- _What is asked_
Please write out the lines of the data exactly, beginning with the first and ending with the line containing "plt.rcParams['font.family'] = ['Liberation"; leave the pictures behind.

- _Material provided_

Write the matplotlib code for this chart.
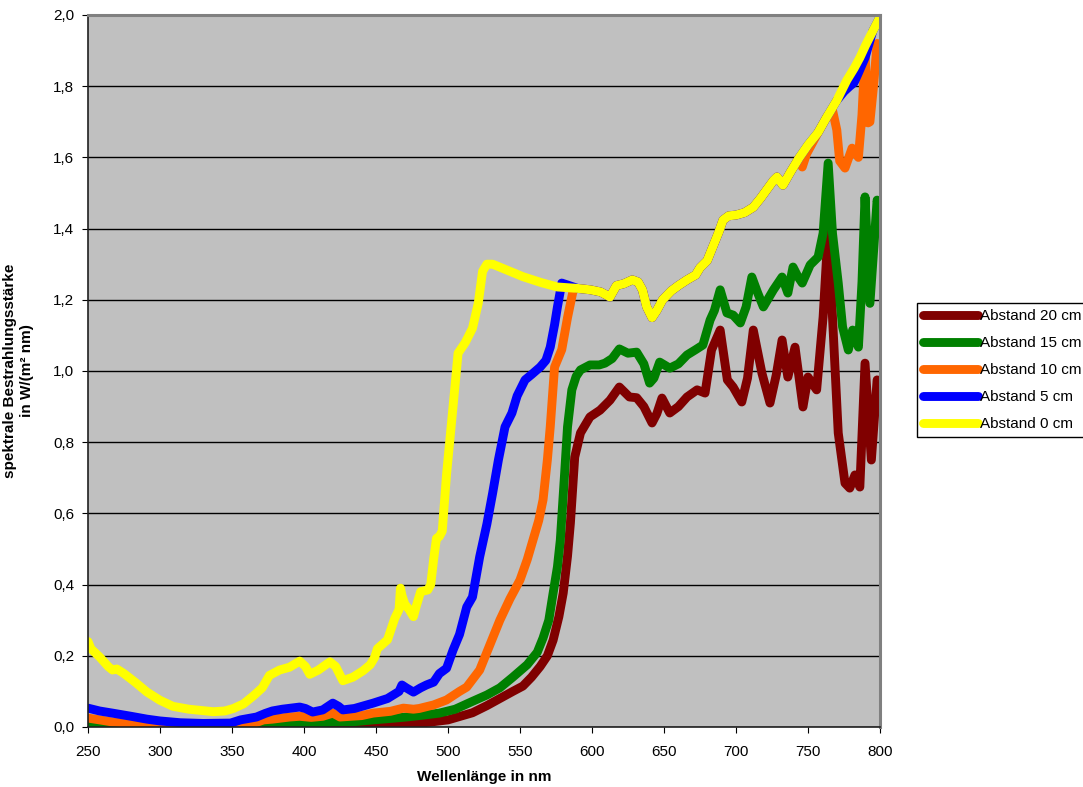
import matplotlib.pyplot as plt
from matplotlib.ticker import FuncFormatter, MultipleLocator

plt.rcParams['font.family'] = ['Liberation Sans', 'DejaVu Sans']

# Abstand 0 cm (gelb)
wl_0 = [250, 252, 258, 264, 267, 270, 275, 283, 291, 300, 309, 320, 337, 345, 351, 358, 365, 371, 376,
        383, 390, 397, 401, 404, 410, 418, 422, 427, 434, 441, 446, 449, 451, 458, 463, 466, 467, 468,
        470, 473, 476, 478, 481, 486, 488, 490, 492, 494, 496, 499, 503.5, 507, 512, 517, 521, 524, 527,
        531, 540, 552, 565, 576, 590, 599, 606, 612.5, 617, 622, 628, 632, 635, 638, 641.7, 645, 649,
        655, 660, 666, 672, 675, 680, 684, 688, 691, 695, 700, 706, 712, 717, 721.5, 726, 728.5, 732.6,
        738, 744, 750, 757, 763, 770, 777, 782, 786, 790, 795, 800]
val_0 = [0.24, 0.22, 0.197, 0.17, 0.16, 0.163, 0.15, 0.125, 0.098, 0.075, 0.058, 0.05, 0.043, 0.045,
         0.052, 0.065, 0.088, 0.11, 0.145, 0.16, 0.168, 0.185, 0.17, 0.148, 0.16, 0.183, 0.17, 0.13,
         0.14, 0.158, 0.175, 0.195, 0.22, 0.245, 0.305, 0.33, 0.39, 0.37, 0.345, 0.33, 0.31, 0.34, 0.38,
         0.385, 0.40, 0.47, 0.53, 0.535, 0.55, 0.71, 0.90, 1.05, 1.08, 1.12, 1.19, 1.28, 1.30, 1.30,
         1.285, 1.265, 1.248, 1.236, 1.232, 1.228, 1.222, 1.208, 1.24, 1.245, 1.256, 1.25, 1.228, 1.18,
         1.15, 1.17, 1.20, 1.225, 1.24, 1.256, 1.27, 1.29, 1.31, 1.35, 1.39, 1.424, 1.436, 1.438, 1.445,
         1.46, 1.485, 1.51, 1.535, 1.545, 1.522, 1.56, 1.60, 1.635, 1.67, 1.713, 1.76, 1.817, 1.85, 1.88,
         1.915, 1.955, 1.994]

# Abstand 5 cm (blau) - ab ca. 580 nm unter der gelben Kurve
wl_5 = [250, 258, 267, 280, 291, 300, 314, 330, 349, 356, 367, 373, 378, 385, 397, 401, 406, 413, 420,
        424, 427, 435, 448, 458, 462, 466, 468, 471, 476, 481, 485, 490, 494, 499, 503.5, 508, 513, 517,
        522, 527, 531, 535, 539.6, 544.4, 548, 553.5, 558, 564, 568, 571, 574, 576, 579,
        590, 599, 606, 612.5, 617, 622, 628, 632, 635, 638, 641.7, 645, 649, 655, 660, 666, 672, 675,
        680, 684, 688, 691, 695, 700, 706, 712, 717, 721.5, 726, 728.5, 732.6, 738, 744, 750, 757, 763,
        770, 775, 779, 782, 785, 789.6, 795, 800]
val_5 = [0.053, 0.045, 0.039, 0.03, 0.022, 0.017, 0.012, 0.01, 0.011, 0.02, 0.028, 0.038, 0.045, 0.05,
         0.056, 0.052, 0.042, 0.048, 0.067, 0.058, 0.048, 0.052, 0.067, 0.08, 0.09, 0.1, 0.118, 0.11,
         0.098, 0.11, 0.118, 0.126, 0.15, 0.165, 0.216, 0.26, 0.337, 0.365, 0.478, 0.57, 0.657, 0.75,
         0.843, 0.882, 0.93, 0.975, 0.99, 1.011, 1.03, 1.067, 1.13, 1.18, 1.247,
         1.232, 1.228, 1.222, 1.208, 1.24, 1.245, 1.256, 1.25, 1.228, 1.18, 1.15, 1.17, 1.20, 1.225,
         1.24, 1.256, 1.27, 1.29, 1.31, 1.35, 1.39, 1.424, 1.436, 1.438, 1.445, 1.46, 1.485, 1.51, 1.535,
         1.545, 1.522, 1.56, 1.60, 1.635, 1.67, 1.713,
         1.76, 1.785, 1.80, 1.81, 1.837, 1.88, 1.955, 1.994]

# Abstand 10 cm (orange) - ab ca. 590 nm unter der gelben Kurve
wl_10 = [250, 258, 267, 280, 300, 320, 350, 365, 372, 378, 390, 397, 405, 413, 420, 425, 440, 448, 460,
         469, 476, 480, 490, 499, 508, 513, 522, 529, 536, 543, 550, 555, 559, 563, 566, 569, 571, 574,
         579, 583, 587,
         590, 599, 606, 612.5, 617, 622, 628, 632, 635, 638, 641.7, 645, 649, 655, 660, 666, 672, 675,
         680, 684, 688, 691, 695, 700, 706, 712, 717, 721.5, 726, 728.5, 732.6, 738, 744,
         746, 749, 757, 763, 767, 770, 772, 775.7, 780.6, 785, 787.5, 789.6, 791.7, 793, 795.5, 798, 800]
val_10 = [0.025, 0.02, 0.014, 0.01, 0.005, 0.003, 0.005, 0.01, 0.02, 0.022, 0.028, 0.03, 0.027, 0.03,
          0.039, 0.028, 0.032, 0.039, 0.044, 0.053, 0.05, 0.052, 0.062, 0.076, 0.1, 0.112, 0.16, 0.23,
          0.3, 0.36, 0.413, 0.47, 0.525, 0.58, 0.638, 0.75, 0.843, 1.011, 1.06, 1.15, 1.228,
          1.232, 1.228, 1.222, 1.208, 1.24, 1.245, 1.256, 1.25, 1.228, 1.18, 1.15, 1.17, 1.20, 1.225,
          1.24, 1.256, 1.27, 1.29, 1.31, 1.35, 1.39, 1.424, 1.436, 1.438, 1.445, 1.46, 1.485, 1.51,
          1.535, 1.545, 1.522, 1.56, 1.60,
          1.573, 1.61, 1.67, 1.713, 1.733, 1.677, 1.59, 1.57, 1.626, 1.60, 1.72, 1.893, 1.697, 1.70,
          1.80, 1.92, 1.90]

# Abstand 15 cm (gruen)
wl_15 = [250, 280, 320, 360, 380, 399, 410, 420, 435, 448, 460, 471, 482, 494, 505, 517, 527, 536,
         545, 555, 562, 566, 570, 573, 576, 578, 581, 583, 586, 589, 592, 598.6, 605, 609, 614, 619, 625,
         631, 636, 640, 643, 647, 654, 660, 666, 672, 677, 682, 685, 689, 693.7, 698, 703, 707, 711, 715,
         719, 726, 732, 736, 739.6, 743, 746, 751.5, 757, 760.5, 764, 767, 771, 774, 778, 781, 785,
         787.5, 789.6, 793, 798, 800]
val_15 = [0.005, 0.002, 0.002, 0.005, 0.008, 0.011, 0.01, 0.014, 0.015, 0.02, 0.024, 0.028, 0.033,
          0.039, 0.05, 0.072, 0.09, 0.11, 0.14, 0.175, 0.21, 0.25, 0.3, 0.376, 0.45, 0.525, 0.713,
          0.843, 0.947, 0.985, 1.003, 1.017, 1.017, 1.022, 1.035, 1.062, 1.05, 1.053, 1.02, 0.966,
          0.98, 1.025, 1.008, 1.02, 1.045, 1.06, 1.073, 1.143, 1.17, 1.228, 1.163, 1.157, 1.135, 1.18,
          1.264, 1.22, 1.18, 1.228, 1.264, 1.219, 1.292, 1.265, 1.247, 1.298, 1.32, 1.387, 1.584, 1.387,
          1.247, 1.124, 1.059, 1.115, 1.067, 1.25, 1.489, 1.19, 1.48, 1.44]

# Abstand 20 cm (dunkelrot)
wl_20 = [250, 300, 350, 400, 450, 480, 500, 517, 527, 536, 545, 552, 558, 564, 569, 573, 577, 580,
         583, 585, 588, 592, 598.6, 605.6, 612.5, 619, 626, 631, 636, 641.7, 645, 648.6, 654, 660, 666,
         673, 678.5, 683, 689, 694, 698, 704, 708, 712, 718, 723.6, 728, 732, 736, 741, 746.5, 750,
         756, 760.5, 764, 767, 771, 775.7, 779, 782.6, 786, 789.6, 794, 798, 800]
val_20 = [0.0, 0.0, 0.0, 0.002, 0.005, 0.01, 0.02, 0.04, 0.06, 0.08, 0.1, 0.115, 0.14, 0.17, 0.2,
          0.244, 0.31, 0.376, 0.48, 0.573, 0.758, 0.826, 0.871, 0.89, 0.918, 0.955, 0.927, 0.925, 0.9,
          0.854, 0.88, 0.924, 0.882, 0.9, 0.927, 0.947, 0.938, 1.059, 1.115, 0.975, 0.955, 0.913, 0.98,
          1.115, 0.994, 0.91, 0.99, 1.087, 0.983, 1.067, 0.899, 0.983, 0.947, 1.152, 1.396, 1.152, 0.826,
          0.685, 0.671, 0.708, 0.674, 1.022, 0.75, 0.975, 0.95]

series = [
    (wl_20, val_20, '#800000', 'Abstand 20 cm'),
    (wl_15, val_15, '#008000', 'Abstand 15 cm'),
    (wl_10, val_10, '#FF6600', 'Abstand 10 cm'),
    (wl_5, val_5, '#0000FF', 'Abstand 5 cm'),
    (wl_0, val_0, '#FFFF00', 'Abstand 0 cm'),
]

fig = plt.figure(figsize=(10.83, 7.87), dpi=100)
ax = fig.add_axes([88/1083, 60/787, 792/1083, 712/787])
ax.set_facecolor('#C0C0C0')

for wl, val, col, lab in series:
    ax.plot(wl, val, color=col, lw=6.4, label=lab, solid_capstyle='round', solid_joinstyle='round')

ax.set_xlim(250, 800)
ax.set_ylim(0, 2.0)
ax.xaxis.set_major_locator(MultipleLocator(50))
ax.yaxis.set_major_locator(MultipleLocator(0.2))
ax.yaxis.set_major_formatter(FuncFormatter(lambda v, p: f"{v:.1f}".replace('.', ',')))
ax.yaxis.grid(True, color='black', lw=1.0)
ax.set_axisbelow(True)
ax.tick_params(direction='out', length=4, labelsize=11, colors='black')
ax.tick_params(axis='x', pad=9)
ax.tick_params(axis='y', pad=6)

for s in ['top', 'right']:
    ax.spines[s].set_color('#808080')
    ax.spines[s].set_linewidth(2.2)
for s in ['left', 'bottom']:
    ax.spines[s].set_color('#202020')
    ax.spines[s].set_linewidth(1.2)

ax.set_xlabel('Wellenlänge in nm', fontsize=11, fontweight='bold', labelpad=8)
ax.set_ylabel('spektrale Bestrahlungsstärke\nin W/(m² nm)', fontsize=11, fontweight='bold', labelpad=14)

leg = fig.legend(loc='center left', bbox_to_anchor=(917/1083, 1 - 370/787), fontsize=11,
                 frameon=True, fancybox=False, edgecolor='black', framealpha=1,
                 handlelength=3.6, handletextpad=0.15, borderpad=0.4, labelspacing=0.85,
                 borderaxespad=0)
leg.get_frame().set_linewidth(1)

fig.savefig('out.png', dpi=100)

- _Written answer_
Write the matplotlib code for this chart.
import matplotlib.pyplot as plt
from matplotlib.ticker import FuncFormatter, MultipleLocator

plt.rcParams['font.family'] = ['Liberation Sans', 'DejaVu Sans']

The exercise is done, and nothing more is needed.